◆ WHAT IS NEEDED
Find each line with the word "this" and copy it.
————————
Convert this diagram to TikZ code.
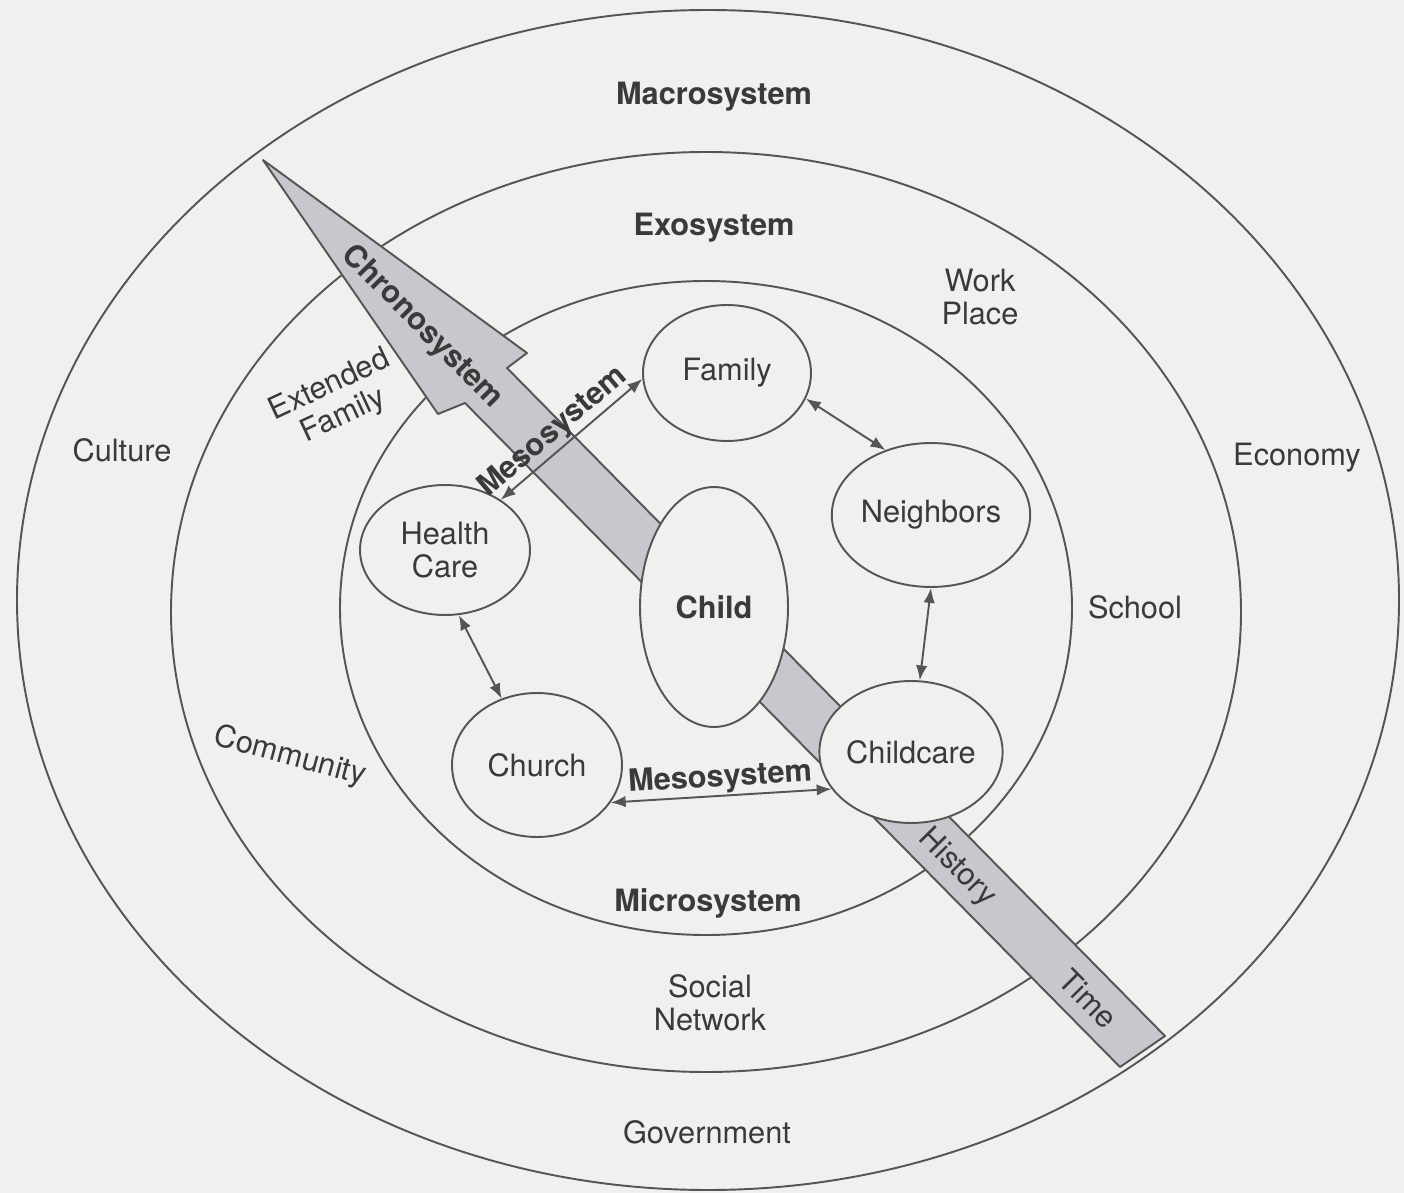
\documentclass[tikz,border=0pt]{standalone}
\usepackage{fontspec}
\setmainfont{TeX Gyre Heros}
\usepackage{tikz}
\usetikzlibrary{arrows.meta,shapes.geometric}
\definecolor{papel}{HTML}{F0F0EF}
\definecolor{traco}{HTML}{555555}
\definecolor{texto}{HTML}{3A3A3A}
\definecolor{seta}{HTML}{C9C7CD}
\tikzstyle{anel}=[draw=traco, line width=1.1pt]
\tikzstyle{ambiente}=[ellipse, draw=traco, fill=papel, line width=1.1pt, text=texto, inner sep=0pt, align=center, font=\fontsize{17.5}{19}\selectfont]
\tikzstyle{rotulo}=[text=texto, align=center, inner sep=1pt, font=\fontsize{17.5}{19}\selectfont]
\tikzstyle{nivel}=[rotulo, font=\fontsize{17.5}{19}\selectfont\bfseries]
\tikzstyle{ligacao}=[draw=traco, line width=1.1pt, <->, >={Latex[length=8.5pt,width=6.5pt]}]

\begin{document}
\begin{tikzpicture}[x=0.02cm, y=-0.02cm]
			\useasboundingbox (0,0) rectangle (1404,1193);
			\fill[papel] (0,0) rectangle (1404,1193);
			% rings
			\draw[anel] (708,600) ellipse [x radius=691, y radius=590];
			\draw[anel] (706,612) ellipse [x radius=535, y radius=460];
			\draw[anel] (706,608) ellipse [x radius=366, y radius=327];
			% chronosystem arrow
			\draw[traco, fill=seta, line width=1.1pt, line join=round] (263,160) -- (527,353) -- (507,368) -- (1165,1036) -- (1120,1067) -- (465,403) -- (438,414) -- cycle;
			% settings
			\node[ambiente, font=\fontsize{17.5}{19}\selectfont\bfseries, minimum width=2.96cm, minimum height=4.8cm] (crianca) at (714,607) {Child};
			\node[ambiente, minimum width=3.36cm, minimum height=2.72cm] (familia) at (727,373) {Family};
			\node[ambiente, minimum width=3.44cm, minimum height=2.88cm] (vizinhos) at (931,515) {Neighbors};
			\node[ambiente, minimum width=3.32cm, minimum height=2.84cm] (creche) at (911,752) {Childcare};
			\node[ambiente, minimum width=3.4cm, minimum height=2.88cm] (igreja) at (537,765) {Church};
			\node[ambiente, minimum width=3.4cm, minimum height=2.6cm] (saude) at (445,550) {Health\\Care};
			% links
			\draw[ligacao] (saude.42) -- node[nivel, pos=0.45, sloped, above] (meso1) {Mesosystem} (familia.184);
			\draw[ligacao] (familia.-18) -- (vizinhos.125);
			\draw[ligacao] (vizinhos.-90) -- (creche.83);
			\draw[ligacao] (saude.-78) -- (igreja.118);
			\draw[ligacao] (igreja.-27) -- node[nivel, midway, sloped, above] (meso2) {Mesosystem} (creche.205);
			% labels
			\node[nivel] (macro) at (714,97) {Macrosystem};
			\node[nivel] (exo) at (714,228) {Exosystem};
			\node[nivel] (micro) at (708,903) {Microsystem};
			\node[nivel, rotate=-45.4] (crono) at (422,327) {Chronosystem};
			\node[rotulo, rotate=-45.4] (historia) at (957,868) {History};
			\node[rotulo, rotate=-45.4] (tempo) at (1088,999) {Time};
			\node[rotulo] (trabalho) at (980,297) {Work\\Place};
			\node[rotulo, rotate=25] (parentes) at (337,401) {Extended\\Family};
			\node[rotulo] (cultura) at (122,450) {Culture};
			\node[rotulo] (economia) at (1297,458) {Economy};
			\node[rotulo] (escola) at (1135,607) {School};
			\node[rotulo, rotate=-15] (comunidade) at (290,757) {Community};
			\node[rotulo] (rede) at (710,1003) {Social\\Network};
			\node[rotulo] (governo) at (707,1132) {Government};
		\end{tikzpicture}
\end{document}
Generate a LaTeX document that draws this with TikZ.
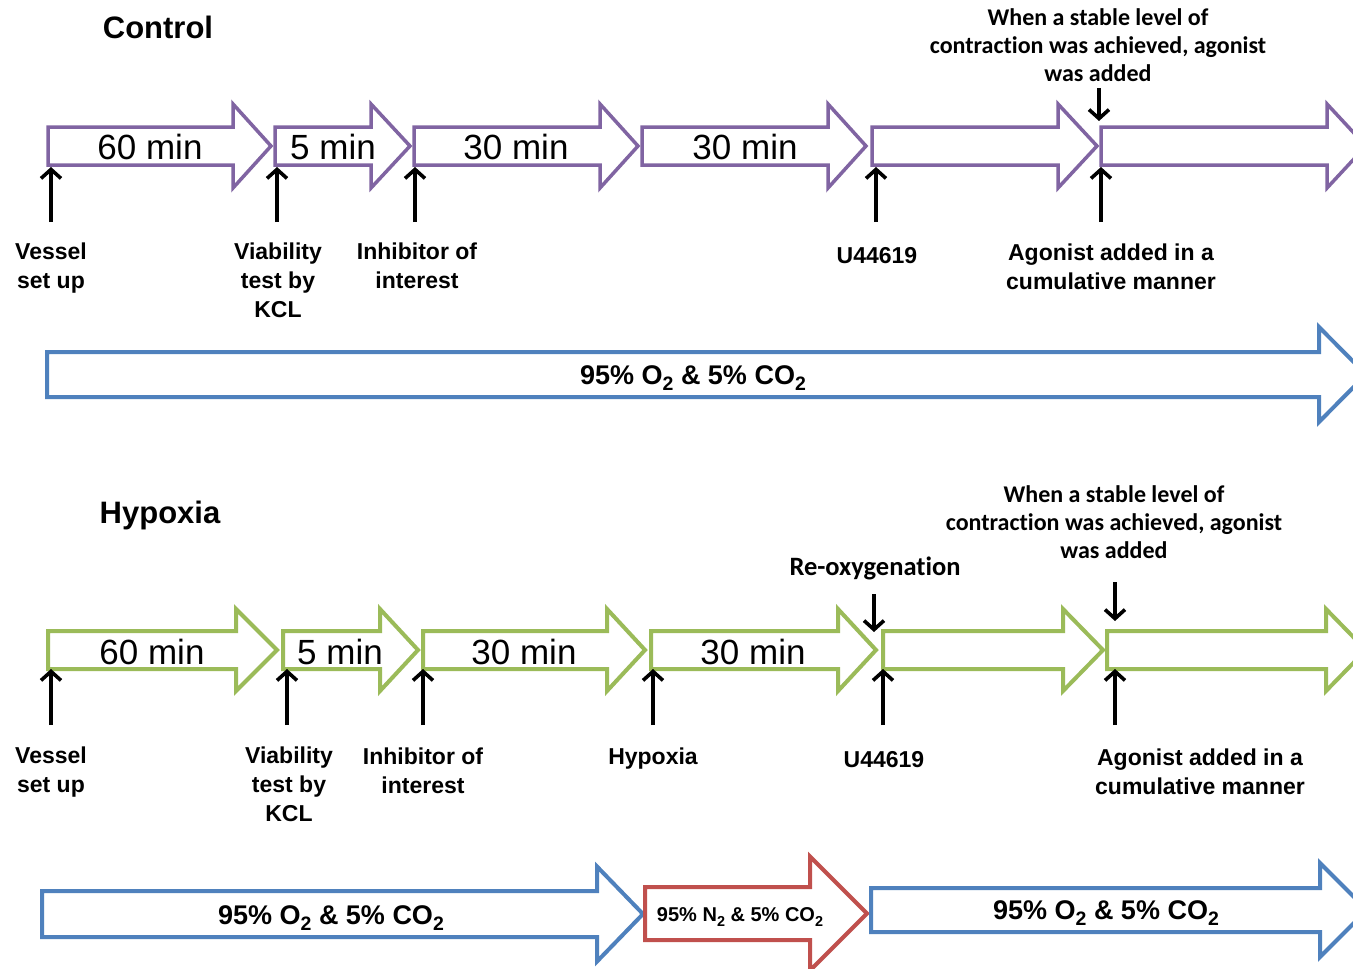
————————
◆ FULL RESPONSE
Convert this diagram to TikZ code.
Generate a LaTeX document that draws this with TikZ.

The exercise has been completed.